── Information shown ──

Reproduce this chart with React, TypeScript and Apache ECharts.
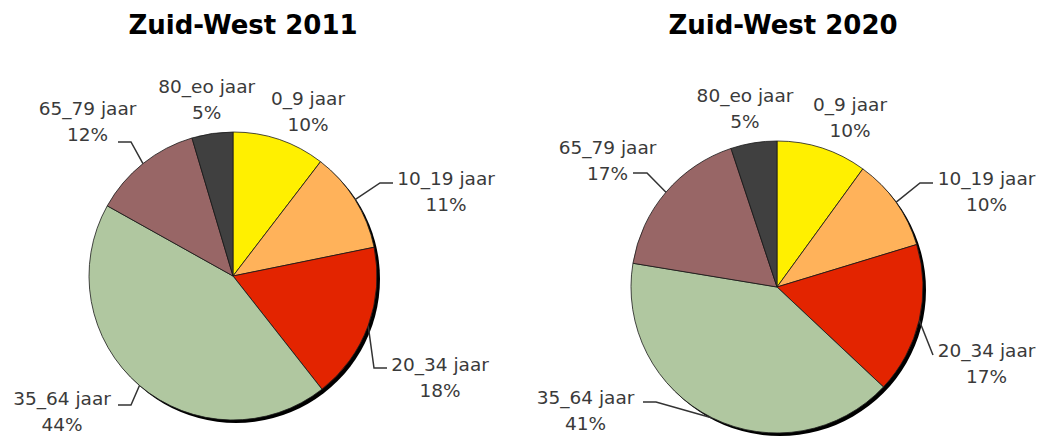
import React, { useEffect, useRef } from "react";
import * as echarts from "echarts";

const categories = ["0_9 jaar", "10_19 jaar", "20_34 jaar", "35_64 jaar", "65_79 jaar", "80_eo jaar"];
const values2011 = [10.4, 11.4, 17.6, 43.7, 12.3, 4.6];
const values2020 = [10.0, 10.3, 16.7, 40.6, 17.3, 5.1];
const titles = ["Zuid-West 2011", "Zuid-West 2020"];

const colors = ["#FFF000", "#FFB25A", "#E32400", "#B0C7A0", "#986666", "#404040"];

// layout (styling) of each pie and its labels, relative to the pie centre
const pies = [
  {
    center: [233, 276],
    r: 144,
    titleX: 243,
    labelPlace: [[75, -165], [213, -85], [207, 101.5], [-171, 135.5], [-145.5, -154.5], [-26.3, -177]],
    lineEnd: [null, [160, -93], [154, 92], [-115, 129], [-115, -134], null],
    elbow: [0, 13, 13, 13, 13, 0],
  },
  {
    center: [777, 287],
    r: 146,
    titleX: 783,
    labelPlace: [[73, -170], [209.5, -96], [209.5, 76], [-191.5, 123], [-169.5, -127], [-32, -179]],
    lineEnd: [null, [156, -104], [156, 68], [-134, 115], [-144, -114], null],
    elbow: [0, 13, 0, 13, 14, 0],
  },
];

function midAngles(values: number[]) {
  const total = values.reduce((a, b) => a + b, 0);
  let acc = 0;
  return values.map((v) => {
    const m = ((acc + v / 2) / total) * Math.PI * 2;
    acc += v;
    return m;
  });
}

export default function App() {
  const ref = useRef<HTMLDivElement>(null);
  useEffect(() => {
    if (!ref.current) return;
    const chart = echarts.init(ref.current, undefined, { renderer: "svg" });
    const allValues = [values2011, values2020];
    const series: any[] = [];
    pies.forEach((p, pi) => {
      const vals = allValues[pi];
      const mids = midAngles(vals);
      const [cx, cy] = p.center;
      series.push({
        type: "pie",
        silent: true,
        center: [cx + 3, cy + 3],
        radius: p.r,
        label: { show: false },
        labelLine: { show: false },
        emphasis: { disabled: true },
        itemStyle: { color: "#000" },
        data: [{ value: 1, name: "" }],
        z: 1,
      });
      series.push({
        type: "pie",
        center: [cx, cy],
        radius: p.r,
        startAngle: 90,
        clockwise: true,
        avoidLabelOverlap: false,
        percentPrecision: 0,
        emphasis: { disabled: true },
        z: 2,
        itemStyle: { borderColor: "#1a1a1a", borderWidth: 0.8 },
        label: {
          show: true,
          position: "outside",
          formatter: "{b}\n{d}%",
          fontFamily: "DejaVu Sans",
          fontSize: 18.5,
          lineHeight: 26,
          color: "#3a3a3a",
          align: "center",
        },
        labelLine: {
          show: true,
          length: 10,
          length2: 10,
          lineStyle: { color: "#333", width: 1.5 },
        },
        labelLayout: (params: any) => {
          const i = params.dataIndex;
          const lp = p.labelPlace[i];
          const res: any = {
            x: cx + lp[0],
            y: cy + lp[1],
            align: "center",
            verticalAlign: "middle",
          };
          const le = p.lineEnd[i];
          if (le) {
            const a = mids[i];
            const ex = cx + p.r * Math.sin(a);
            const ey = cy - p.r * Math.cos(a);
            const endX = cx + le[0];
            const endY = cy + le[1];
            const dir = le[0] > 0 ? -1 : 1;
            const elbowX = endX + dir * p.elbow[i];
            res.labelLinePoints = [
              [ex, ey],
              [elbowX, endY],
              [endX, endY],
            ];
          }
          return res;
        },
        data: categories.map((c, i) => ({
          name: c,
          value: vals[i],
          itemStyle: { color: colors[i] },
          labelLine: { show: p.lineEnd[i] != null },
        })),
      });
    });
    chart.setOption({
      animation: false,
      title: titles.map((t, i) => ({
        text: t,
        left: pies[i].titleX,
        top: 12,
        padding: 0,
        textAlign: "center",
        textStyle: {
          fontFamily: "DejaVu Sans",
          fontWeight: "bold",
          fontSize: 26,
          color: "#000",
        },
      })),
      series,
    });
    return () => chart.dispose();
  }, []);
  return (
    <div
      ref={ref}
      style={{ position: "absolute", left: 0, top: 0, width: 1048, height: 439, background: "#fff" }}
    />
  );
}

───

Aim of the task: Reproduce all of the data exactly; the pictures do not belong in the copy.

Correct response:
Reproduce this chart with React, TypeScript and Apache ECharts.
import React, { useEffect, useRef } from "react";
import * as echarts from "echarts";

const categories = ["0_9 jaar", "10_19 jaar", "20_34 jaar", "35_64 jaar", "65_79 jaar", "80_eo jaar"];
const values2011 = [10.4, 11.4, 17.6, 43.7, 12.3, 4.6];
const values2020 = [10.0, 10.3, 16.7, 40.6, 17.3, 5.1];
const titles = ["Zuid-West 2011", "Zuid-West 2020"];

const colors = ["#FFF000", "#FFB25A", "#E32400", "#B0C7A0", "#986666", "#404040"];

// layout (styling) of each pie and its labels, relative to the pie centre
const pies = [
  {
    center: [233, 276],
    r: 144,
    titleX: 243,
    labelPlace: [[75, -165], [213, -85], [207, 101.5], [-171, 135.5], [-145.5, -154.5], [-26.3, -177]],
    lineEnd: [null, [160, -93], [154, 92], [-115, 129], [-115, -134], null],
    elbow: [0, 13, 13, 13, 13, 0],
  },
  {
    center: [777, 287],
    r: 146,
    titleX: 783,
    labelPlace: [[73, -170], [209.5, -96], [209.5, 76], [-191.5, 123], [-169.5, -127], [-32, -179]],
    lineEnd: [null, [156, -104], [156, 68], [-134, 115], [-144, -114], null],
    elbow: [0, 13, 0, 13, 14, 0],
  },
];

function midAngles(values: number[]) {
  const total = values.reduce((a, b) => a + b, 0);
  let acc = 0;
  return values.map((v) => {
    const m = ((acc + v / 2) / total) * Math.PI * 2;
    acc += v;
    return m;
  });
}

export default function App() {
  const ref = useRef<HTMLDivElement>(null);
  useEffect(() => {
    if (!ref.current) return;
    const chart = echarts.init(ref.current, undefined, { renderer: "svg" });
    const allValues = [values2011, values2020];
    const series: any[] = [];
    pies.forEach((p, pi) => {
      const vals = allValues[pi];
      const mids = midAngles(vals);
      const [cx, cy] = p.center;
      series.push({
        type: "pie",
        silent: true,
        center: [cx + 3, cy + 3],
        radius: p.r,
        label: { show: false },
        labelLine: { show: false },
        emphasis: { disabled: true },
        itemStyle: { color: "#000" },
        data: [{ value: 1, name: "" }],
        z: 1,
      });
      series.push({
        type: "pie",
        center: [cx, cy],
        radius: p.r,
        startAngle: 90,
        clockwise: true,
        avoidLabelOverlap: false,
        percentPrecision: 0,
        emphasis: { disabled: true },
        z: 2,
        itemStyle: { borderColor: "#1a1a1a", borderWidth: 0.8 },
        label: {
          show: true,
          position: "outside",
          formatter: "{b}\n{d}%",
          fontFamily: "DejaVu Sans",
          fontSize: 18.5,
          lineHeight: 26,
          color: "#3a3a3a",
          align: "center",
        },
        labelLine: {
          show: true,
          length: 10,
          length2: 10,
          lineStyle: { color: "#333", width: 1.5 },
        },
        labelLayout: (params: any) => {
          const i = params.dataIndex;
          const lp = p.labelPlace[i];
          const res: any = {
            x: cx + lp[0],
            y: cy + lp[1],
            align: "center",
            verticalAlign: "middle",
          };
          const le = p.lineEnd[i];
          if (le) {
            const a = mids[i];
            const ex = cx + p.r * Math.sin(a);
            const ey = cy - p.r * Math.cos(a);
            const endX = cx + le[0];
            const endY = cy + le[1];
            const dir = le[0] > 0 ? -1 : 1;
            const elbowX = endX + dir * p.elbow[i];
            res.labelLinePoints = [
              [ex, ey],
              [elbowX, endY],
              [endX, endY],
            ];
          }
          return res;
        },
        data: categories.map((c, i) => ({
          name: c,
          value: vals[i],
          itemStyle: { color: colors[i] },
          labelLine: { show: p.lineEnd[i] != null },
        })),
      });
    });
    chart.setOption({
      animation: false,
      title: titles.map((t, i) => ({
        text: t,
        left: pies[i].titleX,
        top: 12,
        padding: 0,
        textAlign: "center",
        textStyle: {
          fontFamily: "DejaVu Sans",
          fontWeight: "bold",
          fontSize: 26,
          color: "#000",
        },
      })),
      series,
    });
    return () => chart.dispose();
  }, []);
  return (
    <div
      ref={ref}
      style={{ position: "absolute", left: 0, top: 0, width: 1048, height: 439, background: "#fff" }}
    />
  );
}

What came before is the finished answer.